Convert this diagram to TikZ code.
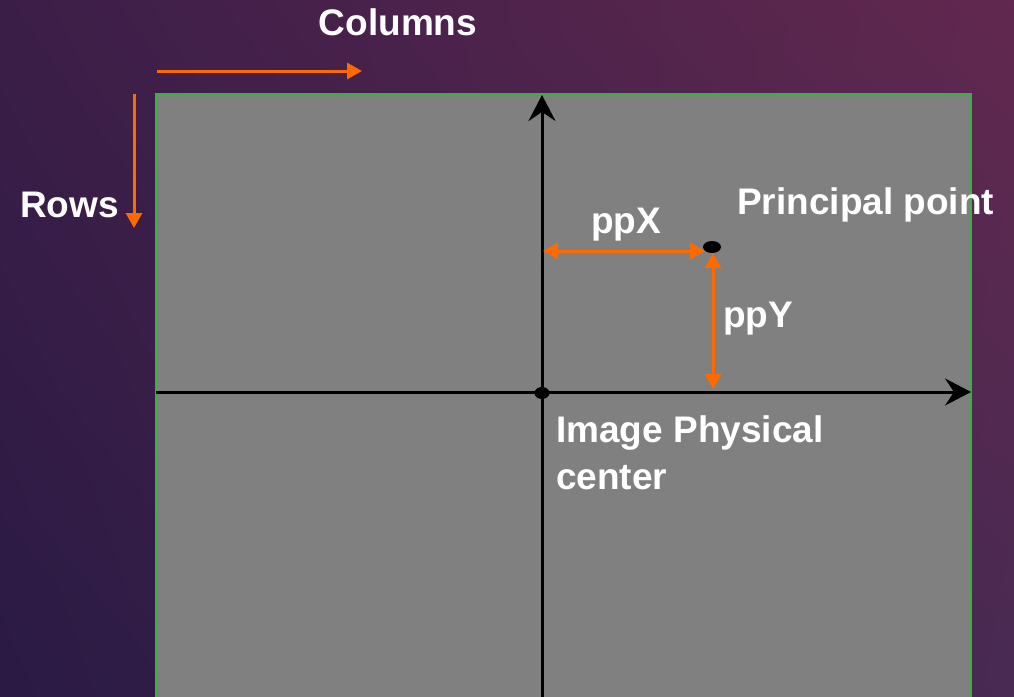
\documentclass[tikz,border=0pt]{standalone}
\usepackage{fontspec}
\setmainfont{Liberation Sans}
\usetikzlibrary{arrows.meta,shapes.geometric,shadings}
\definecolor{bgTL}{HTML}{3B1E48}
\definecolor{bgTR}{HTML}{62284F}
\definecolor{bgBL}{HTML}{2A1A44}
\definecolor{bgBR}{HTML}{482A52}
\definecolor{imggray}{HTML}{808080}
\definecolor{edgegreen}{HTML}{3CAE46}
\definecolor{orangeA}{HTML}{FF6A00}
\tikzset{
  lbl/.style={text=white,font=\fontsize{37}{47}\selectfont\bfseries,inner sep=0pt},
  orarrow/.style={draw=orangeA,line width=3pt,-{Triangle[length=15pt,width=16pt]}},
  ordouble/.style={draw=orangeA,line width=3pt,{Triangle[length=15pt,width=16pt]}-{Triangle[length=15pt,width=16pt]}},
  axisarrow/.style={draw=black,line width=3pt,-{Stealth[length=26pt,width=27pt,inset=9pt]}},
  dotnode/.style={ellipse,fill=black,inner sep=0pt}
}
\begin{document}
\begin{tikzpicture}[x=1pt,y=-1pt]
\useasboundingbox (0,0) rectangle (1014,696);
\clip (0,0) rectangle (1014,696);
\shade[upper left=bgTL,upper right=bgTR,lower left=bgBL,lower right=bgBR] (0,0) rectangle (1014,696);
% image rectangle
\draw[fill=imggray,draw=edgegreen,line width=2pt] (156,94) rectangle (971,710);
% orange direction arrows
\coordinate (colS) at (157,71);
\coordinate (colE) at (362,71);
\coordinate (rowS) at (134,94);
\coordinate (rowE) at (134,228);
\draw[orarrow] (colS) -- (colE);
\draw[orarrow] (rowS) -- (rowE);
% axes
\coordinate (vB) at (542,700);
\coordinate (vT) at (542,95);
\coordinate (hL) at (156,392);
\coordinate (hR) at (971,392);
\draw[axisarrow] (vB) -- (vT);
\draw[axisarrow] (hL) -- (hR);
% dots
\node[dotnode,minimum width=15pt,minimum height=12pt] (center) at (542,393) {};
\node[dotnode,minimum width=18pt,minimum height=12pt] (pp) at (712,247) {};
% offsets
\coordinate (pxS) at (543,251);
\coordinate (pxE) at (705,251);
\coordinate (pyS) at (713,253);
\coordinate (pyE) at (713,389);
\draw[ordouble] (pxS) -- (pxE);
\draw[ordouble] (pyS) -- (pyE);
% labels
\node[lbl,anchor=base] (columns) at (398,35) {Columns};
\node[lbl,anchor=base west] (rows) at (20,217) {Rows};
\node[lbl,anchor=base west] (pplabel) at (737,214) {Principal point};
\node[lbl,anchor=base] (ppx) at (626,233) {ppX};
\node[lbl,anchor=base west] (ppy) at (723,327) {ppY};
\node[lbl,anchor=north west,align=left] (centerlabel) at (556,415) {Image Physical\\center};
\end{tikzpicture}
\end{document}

******

◆ **Stated goal**
Reproduce every line of the material precisely, omitting its pictures.

◆ **Result of this task**
Convert this diagram to TikZ code.
\documentclass[tikz,border=0pt]{standalone}
\usepackage{fontspec}
\setmainfont{Liberation Sans}
\usetikzlibrary{arrows.meta,shapes.geometric,shadings}
\definecolor{bgTL}{HTML}{3B1E48}
\definecolor{bgTR}{HTML}{62284F}
\definecolor{bgBL}{HTML}{2A1A44}
\definecolor{bgBR}{HTML}{482A52}
\definecolor{imggray}{HTML}{808080}
\definecolor{edgegreen}{HTML}{3CAE46}
\definecolor{orangeA}{HTML}{FF6A00}
\tikzset{
  lbl/.style={text=white,font=\fontsize{37}{47}\selectfont\bfseries,inner sep=0pt},
  orarrow/.style={draw=orangeA,line width=3pt,-{Triangle[length=15pt,width=16pt]}},
  ordouble/.style={draw=orangeA,line width=3pt,{Triangle[length=15pt,width=16pt]}-{Triangle[length=15pt,width=16pt]}},
  axisarrow/.style={draw=black,line width=3pt,-{Stealth[length=26pt,width=27pt,inset=9pt]}},
  dotnode/.style={ellipse,fill=black,inner sep=0pt}
}
\begin{document}
\begin{tikzpicture}[x=1pt,y=-1pt]
\useasboundingbox (0,0) rectangle (1014,696);
\clip (0,0) rectangle (1014,696);
\shade[upper left=bgTL,upper right=bgTR,lower left=bgBL,lower right=bgBR] (0,0) rectangle (1014,696);
% image rectangle
\draw[fill=imggray,draw=edgegreen,line width=2pt] (156,94) rectangle (971,710);
% orange direction arrows
\coordinate (colS) at (157,71);
\coordinate (colE) at (362,71);
\coordinate (rowS) at (134,94);
\coordinate (rowE) at (134,228);
\draw[orarrow] (colS) -- (colE);
\draw[orarrow] (rowS) -- (rowE);
% axes
\coordinate (vB) at (542,700);
\coordinate (vT) at (542,95);
\coordinate (hL) at (156,392);
\coordinate (hR) at (971,392);
\draw[axisarrow] (vB) -- (vT);
\draw[axisarrow] (hL) -- (hR);
% dots
\node[dotnode,minimum width=15pt,minimum height=12pt] (center) at (542,393) {};
\node[dotnode,minimum width=18pt,minimum height=12pt] (pp) at (712,247) {};
% offsets
\coordinate (pxS) at (543,251);
\coordinate (pxE) at (705,251);
\coordinate (pyS) at (713,253);
\coordinate (pyE) at (713,389);
\draw[ordouble] (pxS) -- (pxE);
\draw[ordouble] (pyS) -- (pyE);
% labels
\node[lbl,anchor=base] (columns) at (398,35) {Columns};
\node[lbl,anchor=base west] (rows) at (20,217) {Rows};
\node[lbl,anchor=base west] (pplabel) at (737,214) {Principal point};
\node[lbl,anchor=base] (ppx) at (626,233) {ppX};
\node[lbl,anchor=base west] (ppy) at (723,327) {ppY};
\node[lbl,anchor=north west,align=left] (centerlabel) at (556,415) {Image Physical\\center};
\end{tikzpicture}
\end{document}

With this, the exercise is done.